Does whatever a spider can 

China's 21-year-old Spider-Man says what he cares about most is the freedom of standing in the air. [China Daily]


Having reached the top, the thin youth looks down through his black-framed glasses and poses on the edge of the roof like Spider-Man.

"Climbing is one of my hobbies. I take it as a game," said the 21-year-old firmly.

"Tall buildings are like final monsters in a computer game and I'm the brave player," he said.

"As I stand at the foot of those high buildings, I feel I've entered game mode."

He studies ways to climb skyscrapers as he passes by, and can't help trying to climb them.

"Buildings with many stories grab my attention and I have an impulse to scramble up them," he said.

"I enjoy the feeling of rising high into the sky."

Zhang, from Linyi city of Shandong province, used to climb up to the roof of his house when he was a little boy, which always annoyed his parents.

He could go up to the top of houses more quickly than children of his age.

A scar, a reminder of falling from a roof, can be clearly seen below his left eyebrow.

He didn't become serious about scaling buildings without equipment until last September when he posted a photo online showing him atop a residential building.

But instead of people marveling at him, as he had expected, most netizens doubted the authenticity of the picture and thought he was trying to grab fame.

"I was puzzled by or even angry with those responses for a couple of days, because I really like climbing without equipment and just wanted to make friends, who are also interested in it," he said.

To prove his ability to climb, he has since challenged tall buildings, like the French climber Alain Robert, who is also known by the nickname Spider-Man.

"I admired the French man's persistence in scaling buildings," Zhang said.

"He plans before climbing, but not me. Mine are at will."

Unlike Robert, Zhang has never received any training, with TV programs of rock and structure climbing his best teacher.

"I only challenge a building once, no matter if I succeed or fail. What I care about most is the freedom of standing in the air," he said.

After Zhang began scaling buildings for real last year, his parents' calls have never stopped.

"I know mom and dad worry about me," he said in a low voice, "but I don't want to give up what I really like."

"I remembered they often ran after me when I was climbing houses a few years ago and persuaded me to keep away from this dangerous sport many times," he said seriously, adding he felt guilty for his parents.

"I know they love me very much, but it's my choice. If I told my family my current life, they'd be more concerned more about me or even stop my climbing. So that's the conflict," he said with a shrug.

Zhou Jun, his colleague at a media company in Penglai, Shandong province, said the young man was full of dreams he was trying to fulfill.

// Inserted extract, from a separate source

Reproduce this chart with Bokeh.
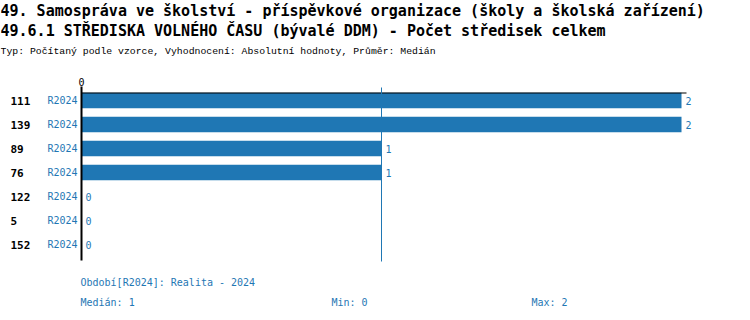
from bokeh.plotting import figure
from bokeh.models import Range1d, Label, ColumnDataSource
from bokeh.core.properties import value as V
from bokeh.embed import file_html
from bokeh.resources import INLINE

# ---- data ----
row_labels = ["111", "139", "89", "76", "122", "5", "152"]
period_labels = ["R2024"] * 7
values = [2, 2, 1, 1, 0, 0, 0]
median_value = 1
min_value = 0
max_value = 2
title1 = "49. Samospráva ve školství - příspěvkové organizace (školy a školská zařízení)"
title2 = "49.6.1 STŘEDISKA VOLNÉHO ČASU (bývalé DDM) - Počet středisek celkem"
subtitle = "Typ: Počítaný podle vzorce, Vyhodnocení: Absolutní hodnoty, Průměr: Medián"
period_note = "Období[R2024]: Realita - 2024"

W, H = 750, 320
X0_PX, PX_PER_UNIT = 81.0, 300.0      # value 0 at x=81 px, 300 px per unit
Y0_PX, PX_PER_ROW = 100.0, 24.0       # row 0 centred at y=100 px


def px2x(px):
    return (px - X0_PX) / PX_PER_UNIT


def px2y(py):
    return (py - Y0_PX) / PX_PER_ROW


BLUE = "#1f77b4"
MONO = "DejaVu Sans Mono"
MONO2 = "Liberation Mono"

p = figure(width=W, height=H, output_backend="svg", toolbar_location=None,
           x_range=Range1d(px2x(0), px2x(W)), y_range=Range1d(px2y(H), px2y(0)),
           min_border=0, min_border_left=0, min_border_right=0,
           min_border_top=0, min_border_bottom=0)
p.axis.visible = False
p.grid.visible = False
p.outline_line_color = None
p.background_fill_color = "white"
p.border_fill_color = "white"

rows = list(range(len(values)))
src = ColumnDataSource(dict(y=rows, right=values, row=row_labels, per=period_labels))

p.hbar(y="y", left=0, right="right", height=15.5 / PX_PER_ROW, source=src,
       fill_color=BLUE, line_color=None)

# top axis line
p.segment(x0=[0], y0=[px2y(92.5)], x1=[px2x(686)], y1=[px2y(92.5)], line_color="black", line_width=1)
# zero line
p.segment(x0=[0], y0=[px2y(86)], x1=[0], y1=[px2y(260)], line_color="black", line_width=2)
# median line
p.segment(x0=[median_value], y0=[px2y(87)], x1=[median_value], y1=[px2y(261)],
          line_color=BLUE, line_width=1)

# tick label 0
p.add_layout(Label(x=0, y=px2y(81.5), text="0", text_font=MONO, text_font_size="10px",
                   text_color="black", text_align="center", text_baseline="middle"))

# row labels
p.text(x=px2x(10), y="y", text="row", source=src, text_font=V(MONO), text_font_style="bold",
       text_font_size="11px", text_color="black", text_baseline="middle", text_align="left")
p.text(x=px2x(47), y="y", text="per", source=src, text_font=V(MONO),
       text_font_size="10px", text_color=BLUE, text_baseline="middle", text_align="left")
# value labels
src2 = ColumnDataSource(dict(y=rows, x=[v + 4.0 / PX_PER_UNIT for v in values],
                             t=[str(v) for v in values]))
p.text(x="x", y="y", text="t", source=src2, text_font=V(MONO),
       text_font_size="10px", text_color=BLUE, text_baseline="middle", text_align="left")


def lab(txt, xpx, ypx, size, color="black", bold=False, font=MONO):
    p.add_layout(Label(x=px2x(xpx), y=px2y(ypx), text=txt, text_font=font,
                       text_font_size=size, text_color=color,
                       text_font_style="bold" if bold else "normal",
                       text_align="left", text_baseline="middle"))


lab(title1, 0, 10, "15px", bold=True)
lab(title2, 0, 30, "15px", bold=True)
lab(subtitle, 0, 50.5, "9.8px", font=MONO2)
lab(period_note, 80, 282, "10px", BLUE)
lab("Medián: %g" % median_value, 80, 302, "10px", BLUE)
lab("Min: %g" % min_value, 331, 302, "10px", BLUE)
lab("Max: %g" % max_value, 531, 302, "10px", BLUE)

open("out.html", "w").write(file_html(p, INLINE))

"Although I didn't agree with him doing such a dangerous sport, I admire and respect his attitude to life," he said, adding Zhang is a man who has deep thoughts and clear goals.

Recently, Zhang challenged the 37-floor tower of China Central Television's new headquarter on Nov 4.

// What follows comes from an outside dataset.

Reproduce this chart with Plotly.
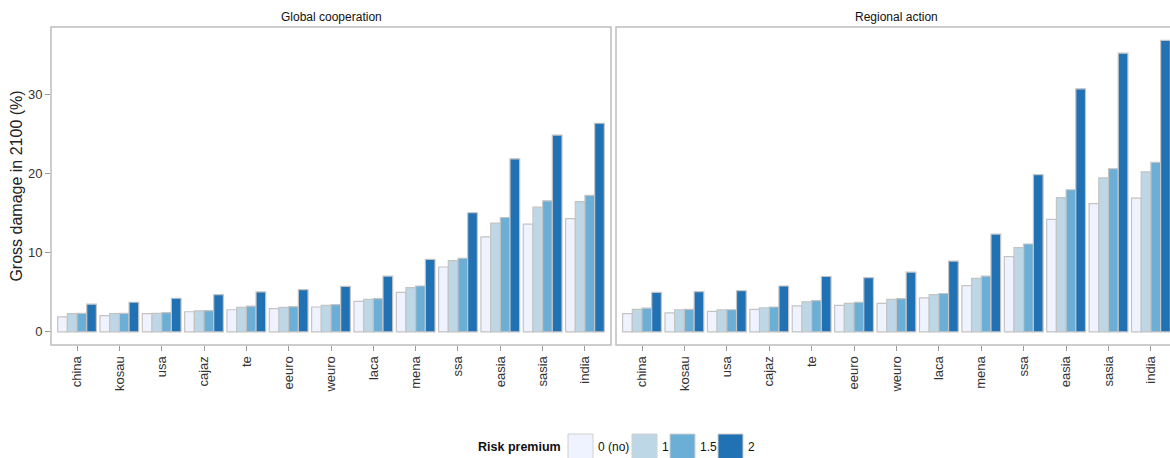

Passers-by watched in wonder as he stood on the top of the structure, but police were not so impressed and detained him for disrupting public order.

"While I get applause or approval for climbing, I lose something at the same time, for instance detention, fines, criticism and injuries. It's a kind of balance."

He plans to visit France, which embraces an atmosphere of extreme sports.

"I'll try to scale Eiffel Tower within two years," he said.